In reading a recent article in the journal Progress in Neurological Surgery by Monaco et al., I started thinking about the ways in which treating brain metastases has shifted over the past 20 years. As the article explains, back then, a person diagnosed with brain metastases was treated palliatively—the goal of which was to relieve discomfort during the final stages of life. As treatment evolved, whole-brain radiation therapy became a mainstay. It helped increase survival time and was also thought to help prevent future metastases. Surgery was available, but only for a very small number of people—a person had to be otherwise healthy with a single tumor in an operable location. A combination of surgery—when possible—and whole-brain radiation offered the best results.

As advances in chemotherapy have come to the forefront, patients with metastatic cancer are surviving longer. As a result, we’re now beginning to see some of the long-term side effects of whole-brain radiation therapy. These can include progressive changes in learning, memory loss, speech problems and personality changes.

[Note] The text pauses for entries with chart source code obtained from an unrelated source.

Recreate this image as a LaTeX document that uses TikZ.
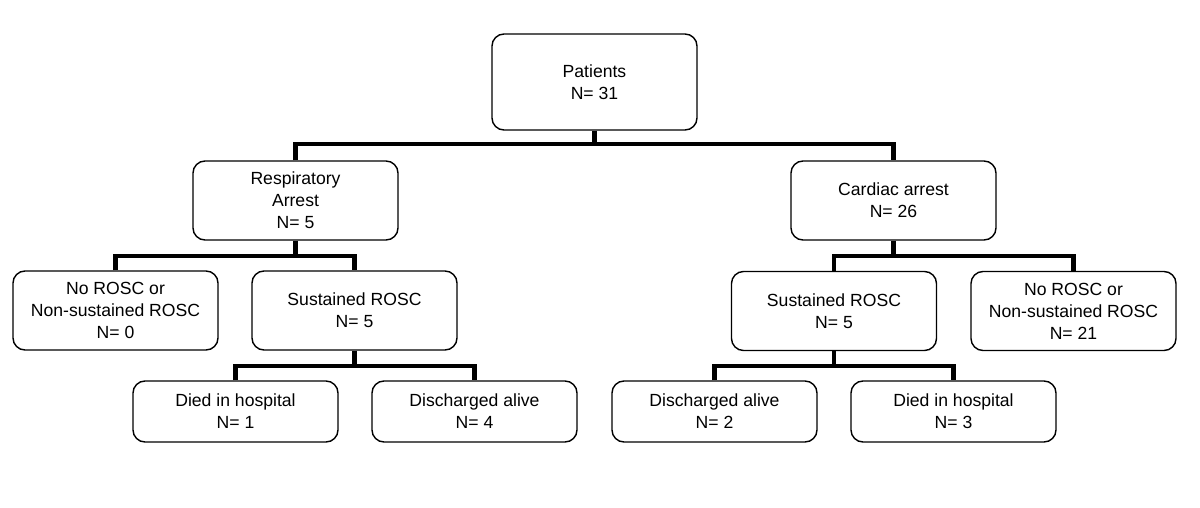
\documentclass[tikz,border=0pt]{standalone}
\usepackage{fontspec}
\setmainfont{Liberation Sans}
\begin{document}
\begin{tikzpicture}[x=1pt,y=-1pt,
  box/.style={draw=black,line width=1.4pt,rounded corners=12pt,align=center,
    minimum width=205pt,inner sep=2pt,font=\fontsize{17.6}{22}\selectfont},
  conn/.style={draw=black,line width=4.6pt,line join=miter}]
\useasboundingbox[fill=white] (0,0) rectangle (1200,508);
\node[box,minimum height=96pt] (pat) at (594.5,82) {Patients\\N= 31};
\node[box,minimum height=79pt] (resp) at (295.5,200.5) {Respiratory\\Arrest\\N= 5};
\node[box,minimum height=79pt] (card) at (893.5,200.5) {Cardiac arrest\\N= 26};
\node[box,minimum height=79pt] (nol) at (115.5,310.5) {No ROSC or\\Non-sustained ROSC\\N= 0};
\node[box,minimum height=79pt] (sl) at (354.5,310.5) {Sustained ROSC\\N= 5};
\node[box,minimum height=79pt] (sr) at (834,311) {Sustained ROSC\\N= 5};
\node[box,minimum height=79pt] (nor) at (1073.5,311) {No ROSC or\\Non-sustained ROSC\\N= 21};
\node[box,minimum height=61pt] (dl) at (235.5,411.5) {Died in hospital\\N= 1};
\node[box,minimum height=61pt] (al) at (474.5,411.5) {Discharged alive\\N= 4};
\node[box,minimum height=61pt] (ar) at (714.5,411.5) {Discharged alive\\N= 2};
\node[box,minimum height=61pt] (dr) at (953.5,411.5) {Died in hospital\\N= 3};
% level 1
\draw[conn] (pat.south) -- (pat.south |- 0,144);
\draw[conn] (resp.north) |- (card.north |- 0,144) -- (card.north);
% level 2
\draw[conn] (resp.south) -- (resp.south |- 0,256);
\draw[conn] (nol.north) |- (sl.north |- 0,256) -- (sl.north);
\draw[conn] (card.south) -- (card.south |- 0,256);
\draw[conn] (sr.north) |- (nor.north |- 0,256) -- (nor.north);
% level 3
\draw[conn] (sl.south) -- (sl.south |- 0,366);
\draw[conn] (dl.north) |- (al.north |- 0,366) -- (al.north);
\draw[conn] (sr.south) -- (sr.south |- 0,366);
\draw[conn] (ar.north) |- (dr.north |- 0,366) -- (dr.north);
\end{tikzpicture}
\end{document}
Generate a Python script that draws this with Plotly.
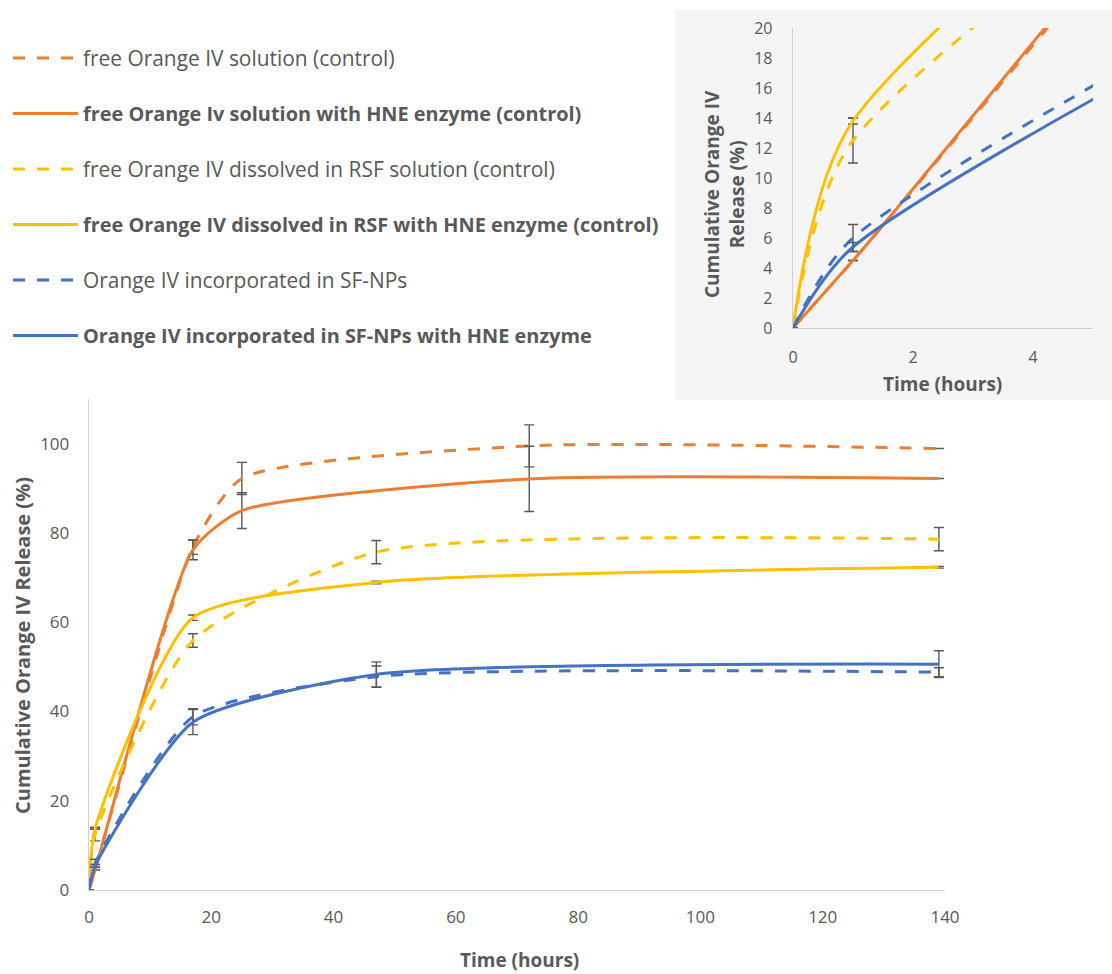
import plotly.graph_objects as go

W, H = 1112, 974

# ---------------- data ----------------
t_orange = [0, 1, 17, 25, 72, 139]
orange_ctrl = [0, 4.5, 76.8, 92.2, 99.5, 98.9]
orange_ctrl_err = [None, None, 1.6, 3.6, 4.7, None]
orange_hne = [0, 4.5, 76.2, 85.0, 92.1, 92.2]
orange_hne_err = [None, None, 2.2, 4.0, 7.3, None]

t_other = [0, 1, 17, 47, 139]
yellow_ctrl = [0, 12.5, 55.9, 75.7, 78.6]
yellow_ctrl_err = [None, 1.5, 1.5, 2.6, 2.6]
yellow_hne = [0, 13.8, 61.0, 68.9, 72.3]
yellow_hne_err = [None, 0.2, 0.6, 0.3, 0.2]
blue_ctrl = [0, 6.0, 38.8, 47.8, 48.8]
blue_ctrl_err = [None, 0.9, 1.8, 2.4, 1.0]
blue_hne = [0, 5.4, 37.6, 48.3, 50.6]
blue_hne_err = [None, 0.3, 2.8, 2.8, 3.0]

names = [
    "free Orange IV solution (control)",
    "free Orange Iv solution with HNE enzyme (control)",
    "free Orange IV dissolved in RSF solution (control)",
    "free Orange IV dissolved in RSF with HNE enzyme (control)",
    "Orange IV incorporated in SF-NPs",
    "Orange IV incorporated in SF-NPs with HNE enzyme",
]
bold = [False, True, False, True, False, True]

ORANGE, GOLD, BLUE = "#ED7D31", "#FFC000", "#4472C4"
DASH = "12px,12px"
series = [
    (t_orange, orange_ctrl, orange_ctrl_err, ORANGE, DASH),
    (t_orange, orange_hne, orange_hne_err, ORANGE, "solid"),
    (t_other, yellow_ctrl, yellow_ctrl_err, GOLD, DASH),
    (t_other, yellow_hne, yellow_hne_err, GOLD, "solid"),
    (t_other, blue_ctrl, blue_ctrl_err, BLUE, DASH),
    (t_other, blue_hne, blue_hne_err, BLUE, "solid"),
]

FONT = "Open Sans"
GRAY = "#595959"
ERRC = "#595959"


def px(x):
    return x / W


def py(y):
    return 1 - y / H


fig = go.Figure()
for (xa, ya, sm) in [("x", "y", 0.6), ("x2", "y2", 0.7)]:
    for i, (t, v, e, c, d) in enumerate(series):
        fig.add_trace(go.Scatter(
            x=t, y=v, mode="lines", name=names[i],
            line=dict(color=c, width=3, dash=d, shape="spline", smoothing=sm),
            error_y=dict(type="data", array=e, visible=True, color=ERRC,
                         thickness=1.4, width=5),
            xaxis=xa, yaxis=ya, showlegend=False, hoverinfo="skip",
        ))

shapes = []
annotations = []

# inset background
shapes.append(dict(type="rect", xref="paper", yref="paper",
                   x0=px(675), x1=1.0, y0=py(400), y1=py(10),
                   fillcolor="#F5F5F5", line=dict(width=0), layer="below"))

# manual legend
for i, (t, v, e, c, d) in enumerate(series):
    yc = 58 + 55.5 * i
    shapes.append(dict(type="line", xref="paper", yref="paper",
                       x0=px(13), x1=px(77 if d != "solid" else 78),
                       y0=py(yc), y1=py(yc),
                       line=dict(color=c, width=3, dash=d)))
    if bold[i]:
        txt, size = f"<b>{names[i]}</b>", 19.9
    else:
        txt, size = names[i], 20.9
    annotations.append(dict(xref="paper", yref="paper", x=px(81), y=py(yc),
                            text=txt, showarrow=False, xanchor="left",
                            yanchor="middle",
                            font=dict(family=FONT, size=size, color=GRAY)))

# axis titles
TFONT = dict(family=FONT, size=19, color=GRAY)
annotations.append(dict(xref="paper", yref="paper", x=px(519), y=py(960),
                        text="<b>Time (hours)</b>", showarrow=False,
                        xanchor="center", yanchor="middle", font=TFONT))
annotations.append(dict(xref="paper", yref="paper", x=px(22), y=py(646),
                        text="<b>Cumulative Orange IV Release (%)</b>",
                        showarrow=False, textangle=-90,
                        xanchor="center", yanchor="middle",
                        font=dict(family=FONT, size=20, color=GRAY)))
annotations.append(dict(xref="paper", yref="paper", x=px(942), y=py(384),
                        text="<b>Time (hours)</b>", showarrow=False,
                        xanchor="center", yanchor="middle", font=TFONT))
annotations.append(dict(xref="paper", yref="paper", x=px(724), y=py(194),
                        text="<b>Cumulative Orange IV<br>Release (%)</b>",
                        showarrow=False, textangle=-90,
                        xanchor="center", yanchor="middle", font=TFONT))

axis_common = dict(showgrid=False, zeroline=False, showline=True,
                   linecolor="#D0D0D0", linewidth=1.3, ticks="",
                   automargin=False)

fig.update_layout(
    width=W, height=H,
    margin=dict(l=0, r=0, t=0, b=0, autoexpand=False),
    paper_bgcolor="white", plot_bgcolor="rgba(0,0,0,0)",
    showlegend=False,
    shapes=shapes, annotations=annotations,
    xaxis=dict(domain=[px(89), px(945)], range=[0, 140],
               tickvals=[0, 20, 40, 60, 80, 100, 120, 140],
               tickfont=dict(family=FONT, size=17, color=GRAY),
               anchor="y", ticklabelstandoff=11, **axis_common),
    yaxis=dict(domain=[py(890), py(399)], range=[0, 110],
               tickvals=[0, 20, 40, 60, 80, 100],
               tickfont=dict(family=FONT, size=17, color=GRAY),
               anchor="x", ticklabelstandoff=15, **axis_common),
    xaxis2=dict(domain=[px(793), px(1093)], range=[0, 5], tickvals=[0, 2, 4],
                tickfont=dict(family=FONT, size=16, color=GRAY),
                anchor="y2", ticklabelstandoff=14, **axis_common),
    yaxis2=dict(domain=[py(328), py(28)], range=[0, 20],
                tickvals=list(range(0, 21, 2)),
                tickfont=dict(family=FONT, size=16, color=GRAY),
                anchor="x2", ticklabelstandoff=16, **axis_common),
)

fig.write_html(
    "out.html",
    config={"displayModeBar": False, "staticPlot": True},
    post_script="document.body.style.margin='0';"
                "document.body.style.overflow='hidden';",
)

As the name implies, whole-brain radiation treats the entire brain. In one way, that’s a good thing: It not only treats the targeted tumor, but also microscopic tumors that are too small to see with modern brain imaging. However, the flip side of that coin means that healthy tissue also receives radiation. While the visible tumors can be controlled, one’s quality of life may be significantly injured due to radiation changes that occur in the regions of the brain responsible for memory, learning and speech.

At The Gamma Knife Center at The Valley Hospital, our treatment paradigm is designed to control all visible brain tumors while sparing critical areas of the brain that aren’t affected by cancer. The Gamma Knife Perfexion, the latest Gamma Knife model, makes this vision an everyday reality. The Gamma Knife Perfexion performs stereotactic radiosurgery in a single treatment session that requires no hospital stay. Furthermore, recent data suggests that patients treated with stereotactic radiosurgery alone improves survival in patients suffering from metastatic brain cancer. Researchers theorize that this survival benefit may be a result of the ability to continue systemic chemotherapy during stereotactic radiosurgery as opposed to suspending chemotherapy (which is necessary during whole brain radiation therapy).

With the Perfexion, multiple metastases can be treated quickly during the same treatment session. With the advanced imaging available today, recent studies have shown no difference in survival between people treated with stereotactic radiosurgery together with whole-brain radiation and stereotactic radiosurgery alone. In fact, some experts believe that stereotactic radiosurgery followed by imaging surveillance to identify tumor progression or new metastases and retreatment with radiosurgery may be the best way to treat patients effectively while maintaining brain function and quality of life. As the authors conclude, “Although [whole brain radiation] may marginally improve local tumor control and provide some protection against the development of new brain metastases, it does so at a significant toxicity risk. We believe that [repeat stereotactic radiosurgery] can effectively manage both local tumor progression and new brain metastases and avoid unnecessary global brain injury.”